Representative Steve King (R., Iowa), wants to alleviate the border crisis by allowing U.S. authorities to return to unaccompanied children to their home countries, something that current law bans except for cases of countries that share a border with the United States.
“This is a constitutional crisis,” King said while discussing Obama’s decision not to enforce immigration laws for children who would have qualified for citizenship had Congress passed the DREAM Act. “This is a president who doesn’t believe he is restrained by the Constitution. He is, to some degree, restrained by public opinion, which has significantly turned against him.”
King plans to introduce legislation U.S. law allows officials to send unaccompanied children back to their home countries, if those countries share a border with the United States; if their country of origin does not share a border, such as Guatemala, then they go through a different process.
That’s a “legitimate” legal constraint on President Obama as he responds to the current influx of kids, according to King, who says that Obama has a broader goal of “turning America into a sanctuary nation” — an allusion to the sanctuary cities that bar local law enforcement from cooperating with federal immigration authorities. The provision of law that allows for children from contiguous countries to be sent home was championed by Senator Dianne Feinstein (D., Calif.) and then-House Speaker Nancy Pelosi (D., Calif.) in 2008, according to King, giving him hope that the language will pass into law.

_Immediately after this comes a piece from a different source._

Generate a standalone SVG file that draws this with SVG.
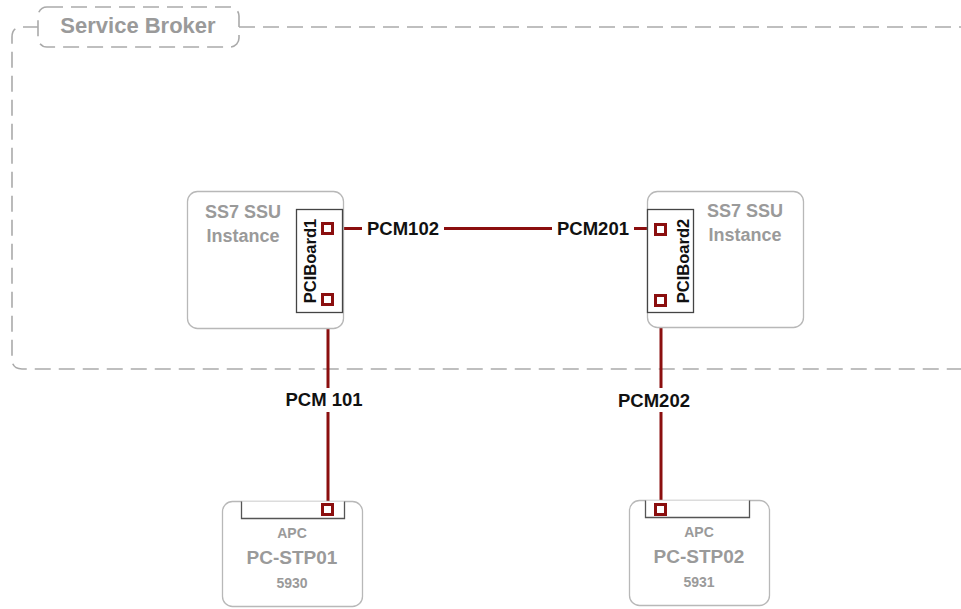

“That’s the basis for what we’re writing,” King said, referring to the Pelosi-Feinstein legislation. The children would not be returned if their was danger of their being trafficked or persecuted in their home country, among other things. When they are returned, under the current process for children from contiguous countries, the process is “designed to protect children from severe forms of trafficking in persons.”
The law states that “no child shall be returned to the child’s country of nationality or of last habitual residence unless returned to appropriate employees or officials, including child welfare officials where available, of the accepting country’s government” and “no child shall be returned to the child’s country of nationality or of last habitual residence outside of reasonable business hours.”
That process is in place for children from Mexico, but not Guatemala. “That’s what we’re amending,” King said.
If Obama and Senate Majority Leader Harry Reid (D., Nev.) block legislative remedies, then “only the American people can stop him,” King said.
“We don’t have provisions in the Constitution to handle a president like this,” he said. “The final decision is going to be decided by the people, either in ballot box or in the streets.”